• **Aim**
Return the lines from the one that contains "Give me the matplotlib source for this chart." through the one that contains "from matplotlib.path import Path", both included, exactly as written and with nothing added.

• **Record excerpts**

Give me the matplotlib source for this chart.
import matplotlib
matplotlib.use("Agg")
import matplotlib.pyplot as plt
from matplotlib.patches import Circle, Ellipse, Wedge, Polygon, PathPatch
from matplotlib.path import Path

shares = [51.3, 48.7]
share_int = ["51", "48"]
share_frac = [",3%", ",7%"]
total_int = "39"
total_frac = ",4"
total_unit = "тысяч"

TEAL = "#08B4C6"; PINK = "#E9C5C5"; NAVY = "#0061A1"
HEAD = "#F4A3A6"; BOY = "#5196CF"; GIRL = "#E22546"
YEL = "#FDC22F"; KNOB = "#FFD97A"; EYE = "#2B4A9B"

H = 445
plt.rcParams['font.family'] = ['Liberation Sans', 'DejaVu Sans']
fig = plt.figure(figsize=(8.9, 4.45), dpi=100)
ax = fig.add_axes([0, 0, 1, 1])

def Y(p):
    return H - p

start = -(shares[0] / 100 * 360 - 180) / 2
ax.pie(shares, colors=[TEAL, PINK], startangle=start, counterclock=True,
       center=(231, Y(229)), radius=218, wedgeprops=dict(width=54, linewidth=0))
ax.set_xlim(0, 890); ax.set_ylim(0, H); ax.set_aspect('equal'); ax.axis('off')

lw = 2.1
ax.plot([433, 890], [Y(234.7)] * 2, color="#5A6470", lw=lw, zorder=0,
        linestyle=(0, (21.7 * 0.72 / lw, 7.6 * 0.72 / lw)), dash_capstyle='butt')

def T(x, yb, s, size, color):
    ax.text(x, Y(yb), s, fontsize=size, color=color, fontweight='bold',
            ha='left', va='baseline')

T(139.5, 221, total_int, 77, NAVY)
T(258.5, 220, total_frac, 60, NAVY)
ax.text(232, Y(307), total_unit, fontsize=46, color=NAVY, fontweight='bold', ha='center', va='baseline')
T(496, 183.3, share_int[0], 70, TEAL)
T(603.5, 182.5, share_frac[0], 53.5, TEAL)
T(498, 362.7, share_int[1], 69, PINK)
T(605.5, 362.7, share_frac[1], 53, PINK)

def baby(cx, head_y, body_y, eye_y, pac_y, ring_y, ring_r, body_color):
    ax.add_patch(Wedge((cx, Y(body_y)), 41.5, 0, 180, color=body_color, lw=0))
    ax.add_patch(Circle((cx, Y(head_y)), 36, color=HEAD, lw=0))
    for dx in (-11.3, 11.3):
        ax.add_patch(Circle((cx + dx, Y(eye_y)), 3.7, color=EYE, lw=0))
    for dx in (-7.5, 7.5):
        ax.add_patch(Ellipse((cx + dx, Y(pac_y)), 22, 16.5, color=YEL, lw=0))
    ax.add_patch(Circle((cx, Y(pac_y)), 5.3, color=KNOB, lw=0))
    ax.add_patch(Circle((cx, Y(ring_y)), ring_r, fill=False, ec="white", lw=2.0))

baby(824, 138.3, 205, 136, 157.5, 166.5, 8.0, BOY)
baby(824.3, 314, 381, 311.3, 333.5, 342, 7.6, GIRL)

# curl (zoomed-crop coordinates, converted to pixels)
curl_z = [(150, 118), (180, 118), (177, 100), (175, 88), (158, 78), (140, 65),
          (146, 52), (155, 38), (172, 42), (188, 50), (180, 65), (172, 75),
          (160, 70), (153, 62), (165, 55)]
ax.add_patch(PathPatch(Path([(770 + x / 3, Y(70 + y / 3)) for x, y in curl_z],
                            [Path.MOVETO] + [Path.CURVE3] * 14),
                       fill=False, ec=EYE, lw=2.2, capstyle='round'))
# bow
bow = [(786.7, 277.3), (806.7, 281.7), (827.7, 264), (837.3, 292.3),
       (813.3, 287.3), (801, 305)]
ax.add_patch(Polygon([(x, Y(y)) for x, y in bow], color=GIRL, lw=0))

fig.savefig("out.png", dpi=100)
...
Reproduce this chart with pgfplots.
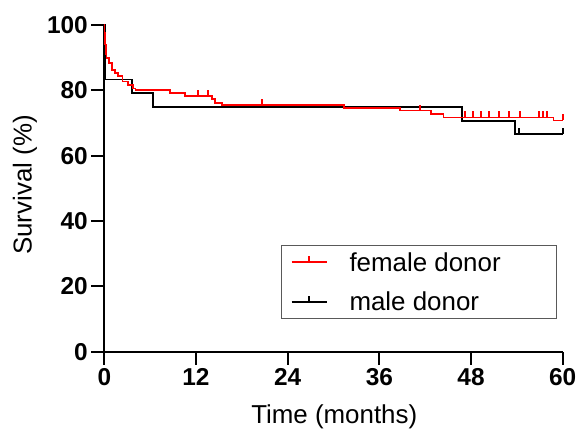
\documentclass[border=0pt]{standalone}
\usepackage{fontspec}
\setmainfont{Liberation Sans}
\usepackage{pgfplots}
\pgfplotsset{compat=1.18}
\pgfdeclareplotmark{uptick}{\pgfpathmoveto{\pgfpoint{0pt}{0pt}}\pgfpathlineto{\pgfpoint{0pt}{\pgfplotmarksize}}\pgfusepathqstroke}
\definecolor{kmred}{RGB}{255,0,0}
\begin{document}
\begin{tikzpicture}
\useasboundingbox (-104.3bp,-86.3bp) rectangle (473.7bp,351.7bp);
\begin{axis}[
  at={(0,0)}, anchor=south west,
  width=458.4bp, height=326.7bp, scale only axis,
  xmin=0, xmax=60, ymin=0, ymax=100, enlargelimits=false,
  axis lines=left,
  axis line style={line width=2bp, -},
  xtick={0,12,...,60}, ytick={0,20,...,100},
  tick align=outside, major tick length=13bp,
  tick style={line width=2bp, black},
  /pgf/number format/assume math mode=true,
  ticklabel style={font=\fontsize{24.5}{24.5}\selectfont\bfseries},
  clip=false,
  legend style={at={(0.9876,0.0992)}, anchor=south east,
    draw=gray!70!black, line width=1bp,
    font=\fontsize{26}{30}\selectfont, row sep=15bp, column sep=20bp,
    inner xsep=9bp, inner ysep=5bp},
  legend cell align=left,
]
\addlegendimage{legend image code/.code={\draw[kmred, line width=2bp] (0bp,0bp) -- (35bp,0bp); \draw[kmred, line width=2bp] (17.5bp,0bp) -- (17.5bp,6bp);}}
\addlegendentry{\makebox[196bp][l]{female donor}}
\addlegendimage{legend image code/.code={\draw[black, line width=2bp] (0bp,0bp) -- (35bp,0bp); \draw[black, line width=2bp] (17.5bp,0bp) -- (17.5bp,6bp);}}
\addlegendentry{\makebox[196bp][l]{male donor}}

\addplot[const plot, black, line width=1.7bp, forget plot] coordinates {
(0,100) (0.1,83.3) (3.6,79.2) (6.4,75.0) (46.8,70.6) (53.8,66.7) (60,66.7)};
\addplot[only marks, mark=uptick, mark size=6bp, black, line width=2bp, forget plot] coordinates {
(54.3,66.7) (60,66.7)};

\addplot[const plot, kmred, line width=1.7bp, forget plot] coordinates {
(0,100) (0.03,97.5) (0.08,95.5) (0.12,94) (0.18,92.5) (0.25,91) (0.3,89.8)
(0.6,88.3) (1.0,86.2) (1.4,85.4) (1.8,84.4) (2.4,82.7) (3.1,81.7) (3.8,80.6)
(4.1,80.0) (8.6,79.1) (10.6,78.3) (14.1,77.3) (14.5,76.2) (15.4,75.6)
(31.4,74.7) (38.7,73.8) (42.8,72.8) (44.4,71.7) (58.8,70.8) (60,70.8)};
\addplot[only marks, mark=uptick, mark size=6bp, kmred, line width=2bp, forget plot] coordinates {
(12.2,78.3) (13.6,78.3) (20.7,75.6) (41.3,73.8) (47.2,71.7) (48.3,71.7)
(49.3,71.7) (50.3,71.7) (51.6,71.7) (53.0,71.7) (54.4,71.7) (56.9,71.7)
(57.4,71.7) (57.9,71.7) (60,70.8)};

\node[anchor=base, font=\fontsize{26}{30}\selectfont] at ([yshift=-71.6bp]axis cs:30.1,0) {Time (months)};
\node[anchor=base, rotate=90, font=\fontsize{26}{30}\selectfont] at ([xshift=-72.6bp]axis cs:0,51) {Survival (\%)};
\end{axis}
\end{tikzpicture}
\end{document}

• **Written response**
Give me the matplotlib source for this chart.
import matplotlib
matplotlib.use("Agg")
import matplotlib.pyplot as plt
from matplotlib.patches import Circle, Ellipse, Wedge, Polygon, PathPatch
from matplotlib.path import Path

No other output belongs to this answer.